**Required task**. Give the data below again exactly as written, without its pictures.

**Supplied material**.
# # #

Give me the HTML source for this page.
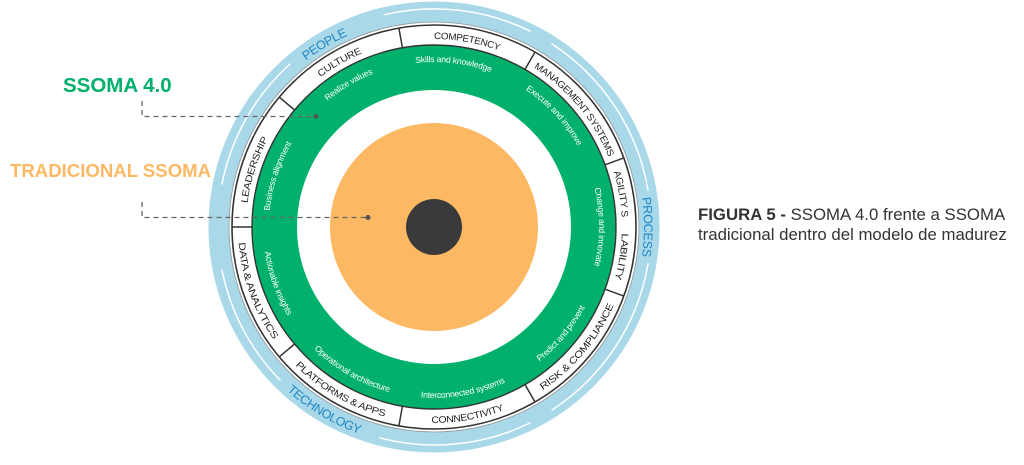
<!DOCTYPE html>
<html><head><meta charset="utf-8"><style>
html,body{margin:0;padding:0;background:#fff;}
svg{display:block;}
</style></head><body>
<svg width="1024" height="465" viewBox="0 0 1024 465" xmlns="http://www.w3.org/2000/svg" font-family="Liberation Sans, Arial, sans-serif">
<defs>
  <path id="cw188" d="M246,227 A188,188 0 0 1 622,227 A188,188 0 0 1 246,227"/>
  <path id="ccw196" d="M238,227 A196,196 0 0 0 630,227 A196,196 0 0 0 238,227"/>
  <path id="cw165" d="M269,227 A165,165 0 0 1 599,227 A165,165 0 0 1 269,227"/>
  <path id="ccw171" d="M263,227 A171,171 0 0 0 605,227 A171,171 0 0 0 263,227"/>
  <path id="cw210" d="M224,227 A210,210 0 0 1 644,227 A210,210 0 0 1 224,227"/>
  <path id="ccw220" d="M214,227 A220,220 0 0 0 654,227 A220,220 0 0 0 214,227"/>
</defs>
<!-- blue ring -->
<circle cx="434" cy="227" r="215" fill="none" stroke="#a9d9e9" stroke-width="21"/>
<g fill="none" stroke="#fff" stroke-width="1.5" stroke-linecap="round">
  <path d="M 384.8,14.6 A 218,218 0 0 1 530,31"/>
  <path d="M 552,44 A 218,218 0 0 1 648,190"/>
  <path d="M 648,264 A 218,218 0 0 1 552,410"/>
  <path d="M 530,423 A 218,218 0 0 1 380,438"/>
  <path d="M 222,270 A 218,218 0 0 0 280,380"/>
  <path d="M 222,184 A 218,218 0 0 1 290,64"/>
</g>
<!-- segment ring -->
<circle cx="434" cy="227" r="202" fill="#fff" stroke="#333" stroke-width="1.6"/>
<circle cx="434" cy="227" r="205" fill="none" stroke="#999" stroke-width="0.8"/>
<!-- green ring -->
<circle cx="434" cy="227" r="159.5" fill="none" stroke="#00b06b" stroke-width="45"/>
<circle cx="434" cy="227" r="182" fill="none" stroke="#333" stroke-width="1.4"/>
<g stroke="#333" stroke-width="1.5">
  <line x1="402.4" y1="47.8" x2="398.9" y2="28.1"/>
  <line x1="525" y1="69.4" x2="535" y2="52.1"/>
  <line x1="605" y1="164.8" x2="623.8" y2="157.9"/>
  <line x1="605" y1="289.2" x2="623.8" y2="296.1"/>
  <line x1="525" y1="384.6" x2="535" y2="401.9"/>
  <line x1="402.4" y1="406.2" x2="398.9" y2="425.9"/>
  <line x1="294.6" y1="344" x2="279.3" y2="356.8"/>
  <line x1="252" y1="227" x2="232" y2="227"/>
  <line x1="294.6" y1="110" x2="279.3" y2="97.2"/>
</g>
<circle cx="434" cy="227" r="104" fill="#fdb863"/>
<circle cx="434" cy="227" r="28" fill="#3a3a3a"/>

<!-- segment labels -->
<g font-size="9.5" fill="#222" text-anchor="middle" letter-spacing="-0.3">
  <text><textPath href="#cw188" startOffset="27.8%" textLength="66" lengthAdjust="spacingAndGlyphs">COMPETENCY</textPath></text>
  <text><textPath href="#cw188" startOffset="38.9%" textLength="118" lengthAdjust="spacingAndGlyphs">MANAGEMENT SYSTEMS</textPath></text>
  <text><textPath href="#cw188" startOffset="47.2%" textLength="46" lengthAdjust="spacingAndGlyphs">AGILITY S</textPath></text>
  <text><textPath href="#cw188" startOffset="52.5%" textLength="46" lengthAdjust="spacingAndGlyphs">LABILITY</textPath></text>
  <text><textPath href="#cw188" startOffset="16.7%" textLength="48" lengthAdjust="spacingAndGlyphs">CULTURE</textPath></text>
  <text><textPath href="#cw188" startOffset="4.9%" textLength="68" lengthAdjust="spacingAndGlyphs">LEADERSHIP</textPath></text>
  <text><textPath href="#ccw196" startOffset="5.5%" textLength="104" lengthAdjust="spacingAndGlyphs">DATA &amp; ANALYTICS</textPath></text>
  <text><textPath href="#ccw196" startOffset="16.7%" textLength="104" lengthAdjust="spacingAndGlyphs">PLATFORMS &amp; APPS</textPath></text>
  <text><textPath href="#ccw196" startOffset="27.8%" textLength="74" lengthAdjust="spacingAndGlyphs">CONNECTIVITY</textPath></text>
  <text><textPath href="#ccw196" startOffset="38.9%" textLength="112" lengthAdjust="spacingAndGlyphs">RISK &amp; COMPLIANCE</textPath></text>
</g>
<!-- green labels -->
<g font-size="8.6" fill="#fff" text-anchor="middle" letter-spacing="-0.2">
  <text><textPath href="#cw165" startOffset="26.9%">Skills and knowledge</textPath></text>
  <text><textPath href="#cw165" startOffset="16.4%">Realize values</textPath></text>
  <text><textPath href="#cw165" startOffset="38.1%">Execute and improve</textPath></text>
  <text><textPath href="#cw165" startOffset="50%">Change and innovate</textPath></text>
  <text><textPath href="#cw165" startOffset="5%">Business alignment</textPath></text>
  <text><textPath href="#ccw171" startOffset="5.5%">Actionable insights</textPath></text>
  <text><textPath href="#ccw171" startOffset="16.7%">Operational architecture</textPath></text>
  <text><textPath href="#ccw171" startOffset="27.8%">Interconnected systems</textPath></text>
  <text><textPath href="#ccw171" startOffset="38.9%">Predict and prevent</textPath></text>
</g>
<!-- blue labels -->
<g font-size="12.5" fill="#1f86c6" text-anchor="middle" letter-spacing="-0.3">
  <text><textPath href="#cw210" startOffset="16.4%">PEOPLE</textPath></text>
  <text><textPath href="#cw210" startOffset="50%">PROCESS</textPath></text>
  <text><textPath href="#ccw220" startOffset="16.4%">TECHNOLOGY</textPath></text>
</g>

<text x="63" y="92" font-size="20.5" font-weight="bold" fill="#00b06b">SSOMA 4.0</text>
<text x="10" y="177" font-size="18.6" font-weight="bold" fill="#fdb863">TRADICIONAL SSOMA</text>
<g stroke="#666" stroke-width="1.3" stroke-dasharray="5,4" fill="none">
  <path d="M142,101 V116.5 H316"/>
  <path d="M142,202 V217.5 H366"/>
</g>
<circle cx="316" cy="116.5" r="2.5" fill="#555"/>
<circle cx="368" cy="217.5" r="2.5" fill="#555"/>

<text x="698" y="220" font-size="16.8" fill="#333"><tspan font-weight="bold">FIGURA 5 -</tspan> SSOMA 4.0 frente a SSOMA</text>
<text x="698" y="240" font-size="16.8" fill="#333">tradicional dentro del modelo de madurez</text>
</svg>
</body></html>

# # #

**Answer to this problem**.
Give me the HTML source for this page.
<!DOCTYPE html>
<html><head><meta charset="utf-8"><style>
html,body{margin:0;padding:0;background:#fff;}
svg{display:block;}
</style></head><body>
<svg width="1024" height="465" viewBox="0 0 1024 465" xmlns="http://www.w3.org/2000/svg" font-family="Liberation Sans, Arial, sans-serif">
<defs>
  <path id="cw188" d="M246,227 A188,188 0 0 1 622,227 A188,188 0 0 1 246,227"/>
  <path id="ccw196" d="M238,227 A196,196 0 0 0 630,227 A196,196 0 0 0 238,227"/>
  <path id="cw165" d="M269,227 A165,165 0 0 1 599,227 A165,165 0 0 1 269,227"/>
  <path id="ccw171" d="M263,227 A171,171 0 0 0 605,227 A171,171 0 0 0 263,227"/>
  <path id="cw210" d="M224,227 A210,210 0 0 1 644,227 A210,210 0 0 1 224,227"/>
  <path id="ccw220" d="M214,227 A220,220 0 0 0 654,227 A220,220 0 0 0 214,227"/>
</defs>
<!-- blue ring -->
<circle cx="434" cy="227" r="215" fill="none" stroke="#a9d9e9" stroke-width="21"/>
<g fill="none" stroke="#fff" stroke-width="1.5" stroke-linecap="round">
  <path d="M 384.8,14.6 A 218,218 0 0 1 530,31"/>
  <path d="M 552,44 A 218,218 0 0 1 648,190"/>
  <path d="M 648,264 A 218,218 0 0 1 552,410"/>
  <path d="M 530,423 A 218,218 0 0 1 380,438"/>
  <path d="M 222,270 A 218,218 0 0 0 280,380"/>
  <path d="M 222,184 A 218,218 0 0 1 290,64"/>
</g>
<!-- segment ring -->
<circle cx="434" cy="227" r="202" fill="#fff" stroke="#333" stroke-width="1.6"/>
<circle cx="434" cy="227" r="205" fill="none" stroke="#999" stroke-width="0.8"/>
<!-- green ring -->
<circle cx="434" cy="227" r="159.5" fill="none" stroke="#00b06b" stroke-width="45"/>
<circle cx="434" cy="227" r="182" fill="none" stroke="#333" stroke-width="1.4"/>
<g stroke="#333" stroke-width="1.5">
  <line x1="402.4" y1="47.8" x2="398.9" y2="28.1"/>
  <line x1="525" y1="69.4" x2="535" y2="52.1"/>
  <line x1="605" y1="164.8" x2="623.8" y2="157.9"/>
  <line x1="605" y1="289.2" x2="623.8" y2="296.1"/>
  <line x1="525" y1="384.6" x2="535" y2="401.9"/>
  <line x1="402.4" y1="406.2" x2="398.9" y2="425.9"/>
  <line x1="294.6" y1="344" x2="279.3" y2="356.8"/>
  <line x1="252" y1="227" x2="232" y2="227"/>
  <line x1="294.6" y1="110" x2="279.3" y2="97.2"/>
</g>
<circle cx="434" cy="227" r="104" fill="#fdb863"/>
<circle cx="434" cy="227" r="28" fill="#3a3a3a"/>

<!-- segment labels -->
<g font-size="9.5" fill="#222" text-anchor="middle" letter-spacing="-0.3">
  <text><textPath href="#cw188" startOffset="27.8%" textLength="66" lengthAdjust="spacingAndGlyphs">COMPETENCY</textPath></text>
  <text><textPath href="#cw188" startOffset="38.9%" textLength="118" lengthAdjust="spacingAndGlyphs">MANAGEMENT SYSTEMS</textPath></text>
  <text><textPath href="#cw188" startOffset="47.2%" textLength="46" lengthAdjust="spacingAndGlyphs">AGILITY S</textPath></text>
  <text><textPath href="#cw188" startOffset="52.5%" textLength="46" lengthAdjust="spacingAndGlyphs">LABILITY</textPath></text>
  <text><textPath href="#cw188" startOffset="16.7%" textLength="48" lengthAdjust="spacingAndGlyphs">CULTURE</textPath></text>
  <text><textPath href="#cw188" startOffset="4.9%" textLength="68" lengthAdjust="spacingAndGlyphs">LEADERSHIP</textPath></text>
  <text><textPath href="#ccw196" startOffset="5.5%" textLength="104" lengthAdjust="spacingAndGlyphs">DATA &amp; ANALYTICS</textPath></text>
  <text><textPath href="#ccw196" startOffset="16.7%" textLength="104" lengthAdjust="spacingAndGlyphs">PLATFORMS &amp; APPS</textPath></text>
  <text><textPath href="#ccw196" startOffset="27.8%" textLength="74" lengthAdjust="spacingAndGlyphs">CONNECTIVITY</textPath></text>
  <text><textPath href="#ccw196" startOffset="38.9%" textLength="112" lengthAdjust="spacingAndGlyphs">RISK &amp; COMPLIANCE</textPath></text>
</g>
<!-- green labels -->
<g font-size="8.6" fill="#fff" text-anchor="middle" letter-spacing="-0.2">
  <text><textPath href="#cw165" startOffset="26.9%">Skills and knowledge</textPath></text>
  <text><textPath href="#cw165" startOffset="16.4%">Realize values</textPath></text>
  <text><textPath href="#cw165" startOffset="38.1%">Execute and improve</textPath></text>
  <text><textPath href="#cw165" startOffset="50%">Change and innovate</textPath></text>
  <text><textPath href="#cw165" startOffset="5%">Business alignment</textPath></text>
  <text><textPath href="#ccw171" startOffset="5.5%">Actionable insights</textPath></text>
  <text><textPath href="#ccw171" startOffset="16.7%">Operational architecture</textPath></text>
  <text><textPath href="#ccw171" startOffset="27.8%">Interconnected systems</textPath></text>
  <text><textPath href="#ccw171" startOffset="38.9%">Predict and prevent</textPath></text>
</g>
<!-- blue labels -->
<g font-size="12.5" fill="#1f86c6" text-anchor="middle" letter-spacing="-0.3">
  <text><textPath href="#cw210" startOffset="16.4%">PEOPLE</textPath></text>
  <text><textPath href="#cw210" startOffset="50%">PROCESS</textPath></text>
  <text><textPath href="#ccw220" startOffset="16.4%">TECHNOLOGY</textPath></text>
</g>

<text x="63" y="92" font-size="20.5" font-weight="bold" fill="#00b06b">SSOMA 4.0</text>
<text x="10" y="177" font-size="18.6" font-weight="bold" fill="#fdb863">TRADICIONAL SSOMA</text>
<g stroke="#666" stroke-width="1.3" stroke-dasharray="5,4" fill="none">
  <path d="M142,101 V116.5 H316"/>
  <path d="M142,202 V217.5 H366"/>
</g>
<circle cx="316" cy="116.5" r="2.5" fill="#555"/>
<circle cx="368" cy="217.5" r="2.5" fill="#555"/>

<text x="698" y="220" font-size="16.8" fill="#333"><tspan font-weight="bold">FIGURA 5 -</tspan> SSOMA 4.0 frente a SSOMA</text>
<text x="698" y="240" font-size="16.8" fill="#333">tradicional dentro del modelo de madurez</text>
</svg>
</body></html>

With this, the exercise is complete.